Tuesday, 17 May 2011 19:38
Written by Shakeela Abrahimkhil
An Afghan security official on Tuesday told TOLOnews that Pakistan's spy organisation has asked Mullah Mohammad Omar to leave Pakistan for a period.
The Afghan security official who spoke on the condition of anonymity told TOLOnews that ISI has conveyed its message to the Taliban leader in Quetta through former Pakistani spy chief Gen. Hamid Gul.
Mullah Omar has been asked to leave Quetta for some time and move to Afghanistan or Iran.
"The Taliban leader, in the message, has been promised that ISI will facilitate his move to Helmand in Afghanistan or somehere in Iran," the official said.
The source said Pakistan's spy organisation wants to move Mullah Omar out and then report his location to the US forces.
Then if the Taliban leader is killed on Afghan soil, Pakistan will use it as a propaganda tool to show that terrorist leaders are also hiding in Afghanistan, the source said.
Meanwhile, Commander of Isaf Joint Command Lt Gen. David Rodriguez said on Monday that there were still around 100 al-Qaeda operatives in Afghanistan.
"We still think that there are just less than a 100 al-Qaeda operatives in Afghanistan, but again what they do is a cadre type organisation that helps out to bring both resources as well as technical skills to the rest of the Taliban fighting here," Gen.
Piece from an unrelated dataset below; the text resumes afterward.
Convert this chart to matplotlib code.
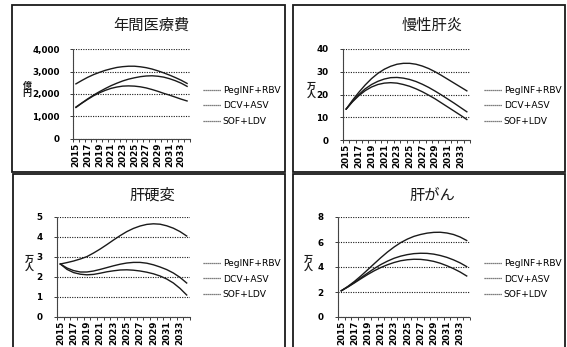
import matplotlib
matplotlib.use('Agg')
import matplotlib.pyplot as plt
from matplotlib.patches import Rectangle
from matplotlib.lines import Line2D
from matplotlib.ticker import FuncFormatter, MultipleLocator
import numpy as np

W, H = 567, 347

years = list(range(2015, 2035))
series_names = ['PegINF+RBV', 'DCV+ASV', 'SOF+LDV']

# 年間医療費 (億円)
cost_peg = [2450, 2600, 2740, 2860, 2960, 3050, 3120, 3180, 3215, 3235,
            3235, 3210, 3170, 3110, 3030, 2940, 2840, 2730, 2610, 2470]
cost_dcv = [1420, 1600, 1780, 1950, 2100, 2240, 2370, 2480, 2580, 2660,
            2720, 2770, 2800, 2810, 2790, 2750, 2680, 2590, 2480, 2340]
cost_sof = [1400, 1590, 1760, 1920, 2050, 2160, 2250, 2310, 2350, 2360,
            2350, 2320, 2270, 2200, 2120, 2030, 1950, 1860, 1770, 1690]

# 慢性肝炎 (万人)
ch_peg = [13.6, 17.5, 21.0, 24.2, 27.0, 29.3, 31.1, 32.4, 33.3, 33.7,
          33.7, 33.3, 32.5, 31.4, 30.0, 28.4, 26.7, 25.0, 23.3, 21.6]
ch_dcv = [13.6, 17.0, 20.0, 22.5, 24.4, 25.8, 26.8, 27.4, 27.5, 27.2,
          26.6, 25.7, 24.5, 23.1, 21.5, 19.8, 18.0, 16.2, 14.3, 12.4]
ch_sof = [13.6, 16.8, 19.5, 21.7, 23.3, 24.4, 25.0, 25.2, 25.0, 24.4,
          23.6, 22.5, 21.2, 19.7, 18.1, 16.3, 14.5, 12.7, 10.9, 9.0]

# 肝硬変 (万人)
lc_peg = [2.65, 2.72, 2.80, 2.90, 3.02, 3.20, 3.40, 3.62, 3.85, 4.07,
          4.27, 4.43, 4.55, 4.63, 4.66, 4.64, 4.56, 4.44, 4.27, 4.05]
lc_dcv = [2.65, 2.45, 2.32, 2.25, 2.25, 2.30, 2.38, 2.47, 2.56, 2.64,
          2.70, 2.73, 2.73, 2.69, 2.61, 2.50, 2.37, 2.20, 1.98, 1.70]
lc_sof = [2.65, 2.38, 2.22, 2.14, 2.11, 2.13, 2.19, 2.26, 2.31, 2.35,
          2.36, 2.34, 2.30, 2.24, 2.16, 2.05, 1.90, 1.70, 1.43, 1.10]

# 肝がん (万人)
hcc_peg = [2.10, 2.45, 2.85, 3.30, 3.78, 4.27, 4.75, 5.20, 5.60, 5.95,
           6.23, 6.45, 6.60, 6.71, 6.77, 6.78, 6.72, 6.60, 6.40, 6.12]
hcc_dcv = [2.10, 2.42, 2.77, 3.15, 3.52, 3.88, 4.20, 4.47, 4.70, 4.87,
           4.99, 5.07, 5.10, 5.09, 5.03, 4.92, 4.77, 4.57, 4.33, 4.03]
hcc_sof = [2.10, 2.40, 2.73, 3.07, 3.40, 3.70, 3.96, 4.18, 4.36, 4.50,
           4.58, 4.62, 4.61, 4.55, 4.45, 4.30, 4.10, 3.87, 3.60, 3.28]

JP = ['Noto Sans CJK JP', 'DejaVu Sans']
INK = '#1a1a1a'


def fx(x):
    return x / W


def fy(y):
    return 1 - y / H


def add_panel(fig, box, ax_px, title, title_y, ylabel, ylabel_x, data,
              ymax, ystep, fmt, legend_xy, ypad):
    # panel frame
    x0, y0, x1, y1 = box
    fig.add_artist(Rectangle((fx(x0), fy(y1)), fx(x1 - x0), (y1 - y0) / H,
                             transform=fig.transFigure, fill=False,
                             lw=1.3, edgecolor=INK))
    l, t, r, b = ax_px
    ax = fig.add_axes([fx(l), fy(b), fx(r - l), (b - t) / H])

    for vals, name in zip(data, series_names):
        ax.plot(years, vals, color=INK, lw=1.0, label=name)

    ax.set_xlim(2014.5, 2034.5)
    ax.set_ylim(0, ymax)
    ax.yaxis.set_major_locator(MultipleLocator(ystep))
    ax.yaxis.set_major_formatter(FuncFormatter(fmt))
    ax.set_xticks(years[::2])
    ax.set_xticklabels([str(y) for y in years[::2]], rotation=90,
                       fontsize=6.3, fontweight='bold')
    ax.set_xticks(np.arange(2014.5, 2035, 1), minor=True)
    ax.tick_params(axis='x', which='major', length=0, pad=2.5)
    ax.tick_params(axis='x', which='minor', length=2.5, width=0.6, color=INK)
    ax.tick_params(axis='y', length=2.5, width=0.6, color=INK, pad=ypad)
    for lab in ax.get_yticklabels():
        lab.set_fontsize(6.3)
        lab.set_fontweight('bold')

    ax.grid(axis='y', linestyle=(0, (1, 1.2)), color=INK, lw=0.8)
    for s in ['top', 'right']:
        ax.spines[s].set_visible(False)
    for s in ['left', 'bottom']:
        ax.spines[s].set_color('#444444')
        ax.spines[s].set_linewidth(0.8)
        ax.spines[s].set_linestyle((0, (1, 0.8)))
    ax.patch.set_alpha(0)

    # title and stacked unit label
    fig.text(fx((x0 + x1) / 2 + 3), fy(title_y), title, family=JP,
             fontsize=11, ha='center', va='center', color=INK)
    fig.text(fx(ylabel_x), fy((t + b) / 2 - 4), '\n'.join(ylabel), family=JP,
             fontsize=6.5, fontweight='bold', ha='center', va='center',
             linespacing=0.85, color=INK)

    handles = [Line2D([], [], color='#555555', lw=0.9, linestyle=(0, (1, 0.6)))
               for _ in series_names]
    ax.legend(handles, series_names, loc='center left',
              bbox_to_anchor=(fx(legend_xy[0]), fy(legend_xy[1])),
              bbox_transform=fig.transFigure, frameon=False, fontsize=6.6,
              handlelength=2.0, handletextpad=0.15, labelspacing=0.7,
              borderpad=0, borderaxespad=0)
    return ax


def main():
    fig = plt.figure(figsize=(W / 100, H / 100), dpi=100)
    fig.patch.set_facecolor('white')

    comma = lambda v, p: f'{int(v):,}'
    plain = lambda v, p: f'{int(v)}'

    add_panel(fig, (12, 5, 285, 172), (73, 49, 190, 139), '年間医療費', 25,
              '億円', 27, [cost_peg, cost_dcv, cost_sof], 4000, 1000, comma,
              (203, 106), 7)
    add_panel(fig, (293, 5, 565, 172), (343, 49, 470, 140), '慢性肝炎', 25,
              '万人', 311, [ch_peg, ch_dcv, ch_sof], 40, 10, plain,
              (484, 106), 8)
    add_panel(fig, (13, 174, 285, 352), (57, 217, 190, 317), '肝硬変', 195,
              '万人', 29, [lc_peg, lc_dcv, lc_sof], 5, 1, plain,
              (203, 279), 8)
    add_panel(fig, (293, 174, 565, 352), (338, 217, 470, 317), '肝がん', 195,
              '万人', 308, [hcc_peg, hcc_dcv, hcc_sof], 8, 2, plain,
              (484, 279), 8)

    fig.savefig('out.png', dpi=100)
    print("Saved out.png")


if __name__ == "__main__":
    main()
Rodriguez said at a press conference in Kabul.
US ambassador in Kabul, Karl Eikenberry, had previously said senior insurgent leaders were outside Afghanistan.
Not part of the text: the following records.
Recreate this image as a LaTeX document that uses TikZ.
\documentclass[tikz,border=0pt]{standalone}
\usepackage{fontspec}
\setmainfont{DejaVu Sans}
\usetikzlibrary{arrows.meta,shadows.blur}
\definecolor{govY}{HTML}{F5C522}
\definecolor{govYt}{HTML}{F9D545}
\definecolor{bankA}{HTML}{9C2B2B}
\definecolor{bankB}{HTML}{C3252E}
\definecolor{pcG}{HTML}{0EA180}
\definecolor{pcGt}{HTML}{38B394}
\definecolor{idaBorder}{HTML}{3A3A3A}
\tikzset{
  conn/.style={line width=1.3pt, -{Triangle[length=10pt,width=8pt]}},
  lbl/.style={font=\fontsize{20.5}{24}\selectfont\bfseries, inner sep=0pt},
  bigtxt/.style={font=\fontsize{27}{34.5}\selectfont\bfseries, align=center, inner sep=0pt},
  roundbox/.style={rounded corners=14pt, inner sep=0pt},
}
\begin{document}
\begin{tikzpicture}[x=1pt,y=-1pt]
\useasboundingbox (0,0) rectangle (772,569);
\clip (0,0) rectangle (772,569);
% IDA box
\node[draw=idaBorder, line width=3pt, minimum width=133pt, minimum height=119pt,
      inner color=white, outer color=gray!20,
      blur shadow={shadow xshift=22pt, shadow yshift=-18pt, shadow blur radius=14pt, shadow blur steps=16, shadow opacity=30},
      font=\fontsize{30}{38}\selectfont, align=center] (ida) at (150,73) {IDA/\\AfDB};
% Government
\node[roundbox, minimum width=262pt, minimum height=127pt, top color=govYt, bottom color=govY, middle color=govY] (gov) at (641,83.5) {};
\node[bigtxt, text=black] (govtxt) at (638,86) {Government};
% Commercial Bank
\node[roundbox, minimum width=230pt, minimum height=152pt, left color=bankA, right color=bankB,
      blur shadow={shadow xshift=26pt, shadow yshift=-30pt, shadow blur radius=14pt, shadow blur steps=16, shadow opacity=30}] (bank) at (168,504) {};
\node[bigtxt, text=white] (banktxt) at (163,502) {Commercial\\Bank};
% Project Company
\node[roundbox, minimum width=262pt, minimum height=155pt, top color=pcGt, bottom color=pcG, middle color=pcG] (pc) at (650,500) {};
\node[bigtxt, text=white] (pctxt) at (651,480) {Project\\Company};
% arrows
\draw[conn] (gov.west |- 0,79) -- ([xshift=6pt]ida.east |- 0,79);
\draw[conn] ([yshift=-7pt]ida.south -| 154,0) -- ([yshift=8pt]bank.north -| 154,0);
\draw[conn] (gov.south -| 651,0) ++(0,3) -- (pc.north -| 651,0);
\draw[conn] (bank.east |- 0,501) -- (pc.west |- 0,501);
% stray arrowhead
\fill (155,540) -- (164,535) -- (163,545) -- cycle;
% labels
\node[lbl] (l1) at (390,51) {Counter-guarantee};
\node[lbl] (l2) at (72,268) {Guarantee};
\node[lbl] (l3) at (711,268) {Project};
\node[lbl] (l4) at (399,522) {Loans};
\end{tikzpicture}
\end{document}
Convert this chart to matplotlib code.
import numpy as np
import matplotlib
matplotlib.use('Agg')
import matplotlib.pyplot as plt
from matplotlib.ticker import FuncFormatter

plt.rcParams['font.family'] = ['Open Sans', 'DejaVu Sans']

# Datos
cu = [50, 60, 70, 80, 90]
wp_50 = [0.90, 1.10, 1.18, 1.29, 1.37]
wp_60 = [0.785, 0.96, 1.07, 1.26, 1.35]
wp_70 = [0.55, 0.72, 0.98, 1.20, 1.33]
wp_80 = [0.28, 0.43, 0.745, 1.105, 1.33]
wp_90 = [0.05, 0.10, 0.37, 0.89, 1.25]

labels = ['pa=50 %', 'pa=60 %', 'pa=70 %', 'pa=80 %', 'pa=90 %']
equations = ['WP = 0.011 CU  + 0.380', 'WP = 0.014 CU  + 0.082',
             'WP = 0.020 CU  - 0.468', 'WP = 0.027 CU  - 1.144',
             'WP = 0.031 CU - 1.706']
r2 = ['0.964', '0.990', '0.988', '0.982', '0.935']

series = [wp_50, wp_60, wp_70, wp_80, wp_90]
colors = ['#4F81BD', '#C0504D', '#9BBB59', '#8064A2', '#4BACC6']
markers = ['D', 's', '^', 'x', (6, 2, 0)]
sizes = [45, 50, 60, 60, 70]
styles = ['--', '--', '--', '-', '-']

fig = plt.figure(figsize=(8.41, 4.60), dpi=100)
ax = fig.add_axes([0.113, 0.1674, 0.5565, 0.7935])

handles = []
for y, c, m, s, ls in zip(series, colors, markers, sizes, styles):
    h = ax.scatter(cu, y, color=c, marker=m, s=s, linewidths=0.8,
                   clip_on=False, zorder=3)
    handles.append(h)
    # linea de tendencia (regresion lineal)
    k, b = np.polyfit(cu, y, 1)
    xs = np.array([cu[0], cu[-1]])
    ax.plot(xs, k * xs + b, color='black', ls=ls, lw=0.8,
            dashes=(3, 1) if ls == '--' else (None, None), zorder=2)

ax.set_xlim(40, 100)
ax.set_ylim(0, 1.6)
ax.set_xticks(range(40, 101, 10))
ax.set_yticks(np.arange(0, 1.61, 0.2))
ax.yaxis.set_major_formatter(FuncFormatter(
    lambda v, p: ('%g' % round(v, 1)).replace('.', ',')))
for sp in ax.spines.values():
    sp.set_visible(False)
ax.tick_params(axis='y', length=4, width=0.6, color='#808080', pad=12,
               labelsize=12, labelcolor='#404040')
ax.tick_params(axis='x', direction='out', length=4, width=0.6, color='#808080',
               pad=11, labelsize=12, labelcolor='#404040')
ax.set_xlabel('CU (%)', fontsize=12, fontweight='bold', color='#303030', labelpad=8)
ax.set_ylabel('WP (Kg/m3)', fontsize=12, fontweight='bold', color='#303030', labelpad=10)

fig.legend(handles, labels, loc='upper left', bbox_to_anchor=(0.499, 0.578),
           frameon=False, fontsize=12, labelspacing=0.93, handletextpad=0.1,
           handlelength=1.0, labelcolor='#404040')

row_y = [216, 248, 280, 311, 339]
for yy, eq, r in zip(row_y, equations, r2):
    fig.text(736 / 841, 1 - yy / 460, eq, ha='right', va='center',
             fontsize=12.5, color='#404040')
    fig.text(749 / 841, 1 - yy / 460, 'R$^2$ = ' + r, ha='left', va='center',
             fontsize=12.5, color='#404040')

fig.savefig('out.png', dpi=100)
"The senior leadership of the organisations ... al-Qaeda, Taliban, Haqqani, they do not live in your country," he said. "They have sanctuary outside of Afghanistan and now that we assume that their significant leaders that are found that are in Pakistan," Mr Eikenberry had said in Kabul on May 5.
He had said the United States was determined to kill or detain anyone that threatened the US national security anywhere in the world.
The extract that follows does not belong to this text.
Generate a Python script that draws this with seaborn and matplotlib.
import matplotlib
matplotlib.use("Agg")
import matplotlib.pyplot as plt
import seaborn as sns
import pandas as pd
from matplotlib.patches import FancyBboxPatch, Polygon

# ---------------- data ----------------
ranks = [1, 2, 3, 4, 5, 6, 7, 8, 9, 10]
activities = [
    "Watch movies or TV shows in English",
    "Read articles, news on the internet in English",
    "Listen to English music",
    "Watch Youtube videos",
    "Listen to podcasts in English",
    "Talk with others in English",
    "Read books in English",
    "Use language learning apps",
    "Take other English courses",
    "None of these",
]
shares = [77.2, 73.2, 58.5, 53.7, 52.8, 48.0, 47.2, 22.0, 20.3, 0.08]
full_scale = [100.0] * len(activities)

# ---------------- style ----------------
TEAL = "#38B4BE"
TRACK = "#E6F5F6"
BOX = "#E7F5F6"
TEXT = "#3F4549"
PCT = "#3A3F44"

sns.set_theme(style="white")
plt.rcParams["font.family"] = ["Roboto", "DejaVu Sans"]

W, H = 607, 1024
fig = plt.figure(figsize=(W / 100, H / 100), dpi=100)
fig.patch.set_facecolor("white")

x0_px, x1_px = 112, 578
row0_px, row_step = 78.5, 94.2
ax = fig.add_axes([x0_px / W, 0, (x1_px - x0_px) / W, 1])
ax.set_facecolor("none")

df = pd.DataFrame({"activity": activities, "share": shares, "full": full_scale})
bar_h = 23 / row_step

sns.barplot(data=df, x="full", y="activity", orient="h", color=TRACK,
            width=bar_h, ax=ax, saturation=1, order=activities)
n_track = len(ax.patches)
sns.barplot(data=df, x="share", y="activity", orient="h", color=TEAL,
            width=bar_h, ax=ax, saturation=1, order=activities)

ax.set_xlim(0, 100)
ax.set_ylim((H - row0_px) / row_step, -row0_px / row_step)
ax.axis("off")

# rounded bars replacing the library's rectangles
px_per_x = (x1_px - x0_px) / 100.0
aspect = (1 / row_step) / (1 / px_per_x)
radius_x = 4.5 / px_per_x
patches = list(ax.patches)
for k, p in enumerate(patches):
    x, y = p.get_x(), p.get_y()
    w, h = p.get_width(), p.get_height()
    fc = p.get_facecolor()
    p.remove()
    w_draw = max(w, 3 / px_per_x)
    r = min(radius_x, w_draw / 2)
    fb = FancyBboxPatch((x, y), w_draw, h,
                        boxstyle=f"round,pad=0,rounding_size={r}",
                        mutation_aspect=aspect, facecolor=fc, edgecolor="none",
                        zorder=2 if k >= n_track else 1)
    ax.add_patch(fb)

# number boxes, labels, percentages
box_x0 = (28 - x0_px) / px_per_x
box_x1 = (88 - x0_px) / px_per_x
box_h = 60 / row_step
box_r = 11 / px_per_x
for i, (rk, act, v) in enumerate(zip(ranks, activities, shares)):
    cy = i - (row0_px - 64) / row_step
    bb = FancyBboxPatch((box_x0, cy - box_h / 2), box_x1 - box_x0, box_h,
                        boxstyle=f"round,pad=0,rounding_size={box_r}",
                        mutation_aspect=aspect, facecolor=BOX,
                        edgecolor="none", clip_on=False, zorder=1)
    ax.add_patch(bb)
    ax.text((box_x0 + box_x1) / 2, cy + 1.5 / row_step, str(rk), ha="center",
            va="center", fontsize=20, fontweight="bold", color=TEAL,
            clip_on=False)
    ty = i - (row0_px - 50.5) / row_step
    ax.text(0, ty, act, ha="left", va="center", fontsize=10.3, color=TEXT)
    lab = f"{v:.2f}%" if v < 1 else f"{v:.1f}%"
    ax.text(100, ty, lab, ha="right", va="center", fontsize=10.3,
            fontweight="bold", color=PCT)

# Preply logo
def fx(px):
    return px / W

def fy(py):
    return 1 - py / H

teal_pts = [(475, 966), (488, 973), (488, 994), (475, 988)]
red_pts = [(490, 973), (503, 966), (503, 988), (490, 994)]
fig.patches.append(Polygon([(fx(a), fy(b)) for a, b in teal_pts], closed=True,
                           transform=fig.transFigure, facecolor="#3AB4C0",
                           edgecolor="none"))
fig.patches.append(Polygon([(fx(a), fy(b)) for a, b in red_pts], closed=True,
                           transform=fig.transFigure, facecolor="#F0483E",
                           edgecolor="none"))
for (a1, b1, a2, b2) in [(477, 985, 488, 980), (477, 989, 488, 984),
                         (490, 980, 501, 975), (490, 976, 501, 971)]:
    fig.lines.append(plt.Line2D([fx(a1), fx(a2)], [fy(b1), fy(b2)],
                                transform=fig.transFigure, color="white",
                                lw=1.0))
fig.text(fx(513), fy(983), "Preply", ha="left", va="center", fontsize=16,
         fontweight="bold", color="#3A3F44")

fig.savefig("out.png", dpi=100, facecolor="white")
Afghan political expert, Noor-ul-Haq Olumi, believes that al-Qaeda structure has not been damaged and it is still functiong even after its leader has been killed.
"ISI is the organisation that trains, funds and harbours such terrorist organisation, and I think the region will suffer until no action is taken against the real terrorist training centre in the region," Mr Olumi said.
Nato has said Osama Bin Laden's death will not affect the Afghan mission and that they would stay in Afghanistan until necessary.
It comes as the United States has reportedly decided to speed up direct talks with the Taliban.
A US representative has attended at least three meetings in Qatar and Germany and the most recent has taken place around nine months ago, the Washington Post reports.
State Department spokesman Michael A. Hammer has said on Monday that the US has been having a "broad range of contacts across Afghanistan and the region, at many levels.
The talks with the Taliban have proceeded on several tracks, including through non-governmental intermediaries and Arab and European governments, US officials have said.
The Taliban have always rebuffed Afghan government calls for peace talks and pre-conditioned withdrawal of all foreign forces from the country before any talks can be held.
There have even been reports in the past that the Taliban group was willing to engage in direct talks with the US rather than with the Afghan government.